Dmg Types and Mob Weaknesses/Resistance
No.
All this does is make combat more annoying. If I want to cover my own weakness, I would have to buy more weapons and take up space in my inventory.
If you want to target a mob’s weakness. Get Mob slaying sigils.
4x Necromancer, 3x Mesmer, 4x Guardian, 4x Thief, 4 Revenant
You wouldn’t have to. You would still do standard dmg to mobs with a regular weapon. It would just add a layer of immersion and strategy to people that wanted more depth. I’m sure you’re not annoyed by Slaying sigils and don’t have an inv full of slaying equipped weapons. Just like you would be able to ignore the feature I’m asking for if you wanted. What are you killing that’s filling up your inv anyway. It’s been months since my inv’s been half full.
Slaying sigils don’t do what I’m asking for. They add nothing to immersion and there are too many of them to reasonably carry one of each type and they take the place of regular sigils reducing that layer of strategy.
I’m not challenged to figure out what a mob’s weakness is because the sigils tell you a centaur’s weakness is centaur sigils. I also willing to bet that if the devs checked they’d find that nobody is using slaying sigils over other sigils because they reduce a layer of depth to a build.
I would suggest five or six diff types of dmg. Nothing as extensive as the ammount of sigils we have with a negligible amount of xtra dmg.
Corruption from corrupted weapons that deal +2% dmg to average mobs.
Fire – xtra dmg to ice/water/plant related mobs
Water – xtra dmg to fire/mechanical/electric related mobs
Charged – xtra dmg to water/aquatic/earth/mobs with lots of metal armor
They could also add skills that cause mobs to become weakened to a certain type of dmg. So players could try out debuff builds centered around diff types of weapon dmg. Or dungeon groups could coordinate debuffs and weapon dmg types against boss mobs.
Game mechanics could also cause boss mobs to become weakened to certain types of dmg. Like flooding a dungeon room or pulling a boss into water before using charged weapons against it. Or pooring oil on a boss making it vulnerable to fire dmg.

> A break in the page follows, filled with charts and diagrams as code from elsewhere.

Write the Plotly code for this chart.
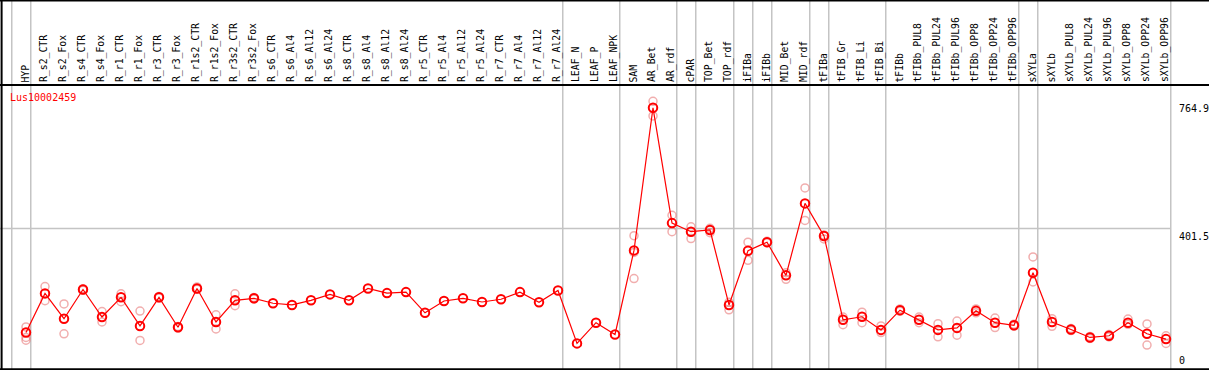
import plotly.graph_objects as go

categories = ["HYP", "R_s2_CTR", "R_s2_Fox", "R_s4_CTR", "R_s4_Fox", "R_r1_CTR", "R_r1_Fox",
              "R_r3_CTR", "R_r3_Fox", "R_r1s2_CTR", "R_r1s2_Fox", "R_r3s2_CTR", "R_r3s2_Fox",
              "R_s6_CTR", "R_s6_Al4", "R_s6_Al12", "R_s6_Al24", "R_s8_CTR", "R_s8_Al4", "R_s8_Al12",
              "R_s8_Al24", "R_r5_CTR", "R_r5_Al4", "R_r5_Al12", "R_r5_Al24", "R_r7_CTR", "R_r7_Al4",
              "R_r7_Al12", "R_r7_Al24", "LEAF_N", "LEAF_P", "LEAF_NPK", "SAM", "AR_Bet", "AR_rdf",
              "cPAR", "TOP_Bet", "TOP_rdf", "iFIBa", "iFIBb", "MID_Bet", "MID_rdf", "tFIBa",
              "tFIB_Gr", "tFIB_Li", "tFIB_Bi", "tFIBb", "tFIBb_PUL8", "tFIBb_PUL24", "tFIBb_PUL96",
              "tFIBb_OPP8", "tFIBb_OPP24", "tFIBb_OPP96", "sXYLa", "sXYLb", "sXYLb_PUL8",
              "sXYLb_PUL24", "sXYLb_PUL96", "sXYLb_OPP8", "sXYLb_OPP24", "sXYLb_OPP96"]

mean_values = [104.2, 216.1, 143.7, 227.3, 148.5, 204.8, 123.1, 204.8, 119.2, 230.1, 134.4,
               196.3, 202.0, 187.9, 183.1, 196.3, 213.2, 196.3, 230.1, 216.9, 219.7, 160.6,
               194.4, 202.0, 191.5, 199.2, 219.7, 190.7, 224.5, 73.2, 132.4, 98.6, 338.9,
               746.5, 416.9, 392.4, 397.2, 183.1, 338.0, 362.5, 267.6, 473.2, 380.3, 140.8,
               149.3, 111.8, 168.2, 140.8, 111.8, 117.5, 166.2, 132.4, 124.8, 275.2, 134.4,
               112.7, 90.1, 94.9, 132.4, 100.6, 85.4]

N = None
rep1_values = [120.3, 235.8, 185.9, 229.0, 164.2, 214.9, 165.4, 207.0, 121.1, 234.6, 154.9,
               214.9, 204.2, N, N, N, N, N, N, N, N, N, N, N, N, N, N, N, N, N, N, N, 381.1,
               764.9, 439.4, 406.5, 402.0, 190.7, 362.5, 364.8, 275.2, 517.5, 383.1, 148.5,
               162.5, 123.1, 171.8, 148.5, 129.6, 137.2, 171.8, 145.6, 128.2, 320.3, 143.7,
               115.5, 93.0, 98.6, 142.8, 128.7, 94.9]
rep2_values = [90.1, 195.2, 100.6, 225.4, 134.4, 192.4, 81.7, 202.8, 116.9, 228.2, 114.6,
               181.1, 200.0, N, N, N, N, N, N, N, N, N, N, N, N, N, N, N, N, N, N, N, 258.3,
               723.1, 392.4, 372.7, 389.6, 169.0, 310.7, 360.6, 256.3, 424.5, 371.8, 126.8,
               132.4, 104.2, 164.8, 132.4, 92.1, 96.6, 160.6, 118.3, 122.5, 248.7, 122.0,
               109.9, 87.3, 91.5, 127.6, 68.5, 73.2]
rep3_values = [82.5] + [N] * 31 + [333.2] + [N] * 28

gene_name = "Lus10002459"
max_label = "764.9"
mid_label = "401.5"
mid_value = 401.5
separators_after = [-1, 0, 28, 31, 34, 35, 37, 38, 39, 41, 42, 45, 52, 53, 60]

W, H = 1209, 370
xi = list(range(len(categories)))
x_range = [-26 / 19, (W - 26) / 19]
y_range = [-2.858, 1054.5]

def py(pix):
    return 1 - pix / H

fig = go.Figure()

rep_color = "rgba(232,120,120,0.6)"
for reps in (rep1_values, rep2_values, rep3_values):
    fig.add_trace(go.Scatter(
        x=xi, y=reps, mode="markers", showlegend=False, hoverinfo="skip",
        marker=dict(symbol="circle-open", size=8, color=rep_color, line=dict(width=1.5, color=rep_color)),
    ))

fig.add_trace(go.Scatter(
    x=xi, y=mean_values, mode="lines+markers", showlegend=False,
    line=dict(color="#ff0000", width=1.2),
    marker=dict(symbol="circle-open", size=8.5, color="#ff0000", line=dict(width=2, color="#ff0000")),
))

shapes = []
for s in separators_after:
    shapes.append(dict(type="line", xref="x", yref="paper", x0=s + 0.25, x1=s + 0.25, y0=0, y1=1,
                       line=dict(color="#c4c4c4", width=1.5), layer="below"))
shapes.append(dict(type="line", xref="paper", yref="y", x0=0, x1=(26 + 19 * 60.25) / W,
                   y0=mid_value, y1=mid_value, line=dict(color="#c4c4c4", width=1.5), layer="below"))
# header separator and frame
shapes.append(dict(type="line", xref="paper", yref="paper", x0=0, x1=1, y0=py(85), y1=py(85),
                   line=dict(color="black", width=2)))
shapes.append(dict(type="line", xref="paper", yref="paper", x0=0, x1=1, y0=py(0.5), y1=py(0.5),
                   line=dict(color="black", width=2)))
shapes.append(dict(type="line", xref="paper", yref="paper", x0=0, x1=1, y0=py(369.2), y1=py(369.2),
                   line=dict(color="black", width=2)))
shapes.append(dict(type="line", xref="paper", yref="paper", x0=1.6 / W, x1=1.6 / W, y0=0, y1=1,
                   line=dict(color="black", width=2)))

annotations = []
for i, c in enumerate(categories):
    annotations.append(dict(x=i - 0.05, xref="x", y=py(83.5), yref="paper", text=c, showarrow=False,
                            textangle=-90, xanchor="center", yanchor="bottom",
                            font=dict(family="DejaVu Sans Mono", size=9.8, color="black"),
                            borderpad=0))
annotations.append(dict(x=9 / W, xref="paper", y=py(97), yref="paper", text=gene_name, showarrow=False,
                        xanchor="left", yanchor="middle", borderpad=0,
                        font=dict(family="DejaVu Sans Mono", size=10, color="#ff0000")))
annotations.append(dict(x=1178 / W, xref="paper", y=py(102), yref="paper", text=max_label, showarrow=False,
                        xanchor="left", yanchor="top", borderpad=0,
                        font=dict(family="DejaVu Sans Mono", size=10, color="black")))
annotations.append(dict(x=1178 / W, xref="paper", y=py(229.5), yref="paper", text=mid_label, showarrow=False,
                        xanchor="left", yanchor="top", borderpad=0,
                        font=dict(family="DejaVu Sans Mono", size=10, color="black")))
annotations.append(dict(x=1178 / W, xref="paper", y=py(367), yref="paper", text="0", showarrow=False,
                        xanchor="left", yanchor="bottom", borderpad=0,
                        font=dict(family="DejaVu Sans Mono", size=10, color="black")))

fig.update_layout(
    width=W, height=H, margin=dict(l=0, r=0, t=0, b=0),
    paper_bgcolor="white", plot_bgcolor="white",
    xaxis=dict(range=x_range, visible=False, showgrid=False, zeroline=False, fixedrange=True),
    yaxis=dict(range=y_range, visible=False, showgrid=False, zeroline=False, fixedrange=True),
    shapes=shapes, annotations=annotations, showlegend=False,
)

fig.write_html("out.html", config={"displayModeBar": False},
               post_script="document.body.style.margin='0px';document.body.style.overflow='hidden';")
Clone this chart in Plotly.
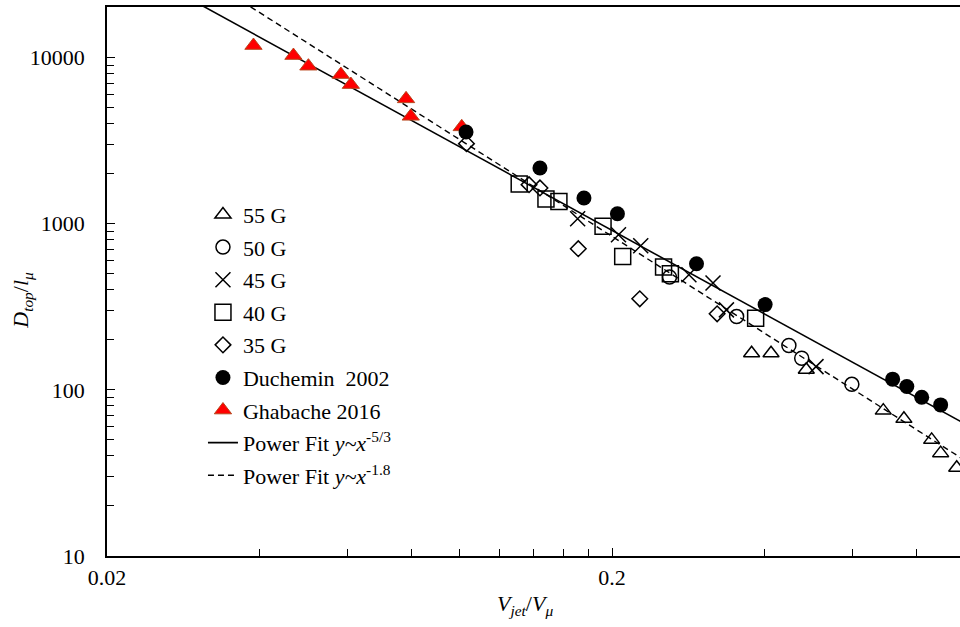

You could just grab your weapon from the bank before heading to a battle where you knew you would need that dmg type. It wouldn’t be so imbalancing that you’d have to have them all on you all the time and you wouldn’t come across regular mobs that you couldn’t kill without the right dmg type. It would just be a little bit better if you did and add an extra layer for those that wanted more depth.
(edited by Olfinbedwere.5049)
I agree encounters can be more engaging, but a simple weakness/resistance mechanic can become stagnant in and of itself and it adds another layer of difficulty in balancing mobs. What ANet should do is add interesting effects like “takes extra damage when knocked down” or “lose health when boons are stripped” to encourage different styles of play and to exploit existing mechanics.
They add nothing to immersion
Damage types generally don’t add immersion if you think about them at all. Lets take GW1 as an example:
– What exactly is earth damage ?
– Elementalists had access to the 4 classic elements, so you may think they had a choice. They didn’t. Each element was different in how it did damage and those differences were more important than damage types. Which is why they went AOE for fire damage in almost all PvE zones. Against enemies with enough fire resistance that this didn’t happen, they didn’t change to another element. Instead they insisted on a ranger with winter to make all elemental damage into cold damage, which the enemies were weak to.
– Physical damage classes could mod their weapons to deal elemental damage. For them, each element behaved identically. So, if it was worth taking the elemental mod over other mods, it meant taking 4 weapons, one with each mod.
– Enemy resistances often made no sense. For example maguuma centaurs have higher cold resistance for some reason. Their rangers have less earth resistance, which is very odd for the class known for elemental resistances.
Frankly, damage types didn’t add any depth to GW1. Just complexity. All it adds are bonuses to killing enemies that are much harder to figure out than foe slaying sigils. So you have to wiki the resistances.
Ah, true and true. Combat depth isn’t easy I guess. Twobit’s knockdown/boon stripping idea is nice. It’s basically adding more combos, I think, which is good. More combos = more strategy.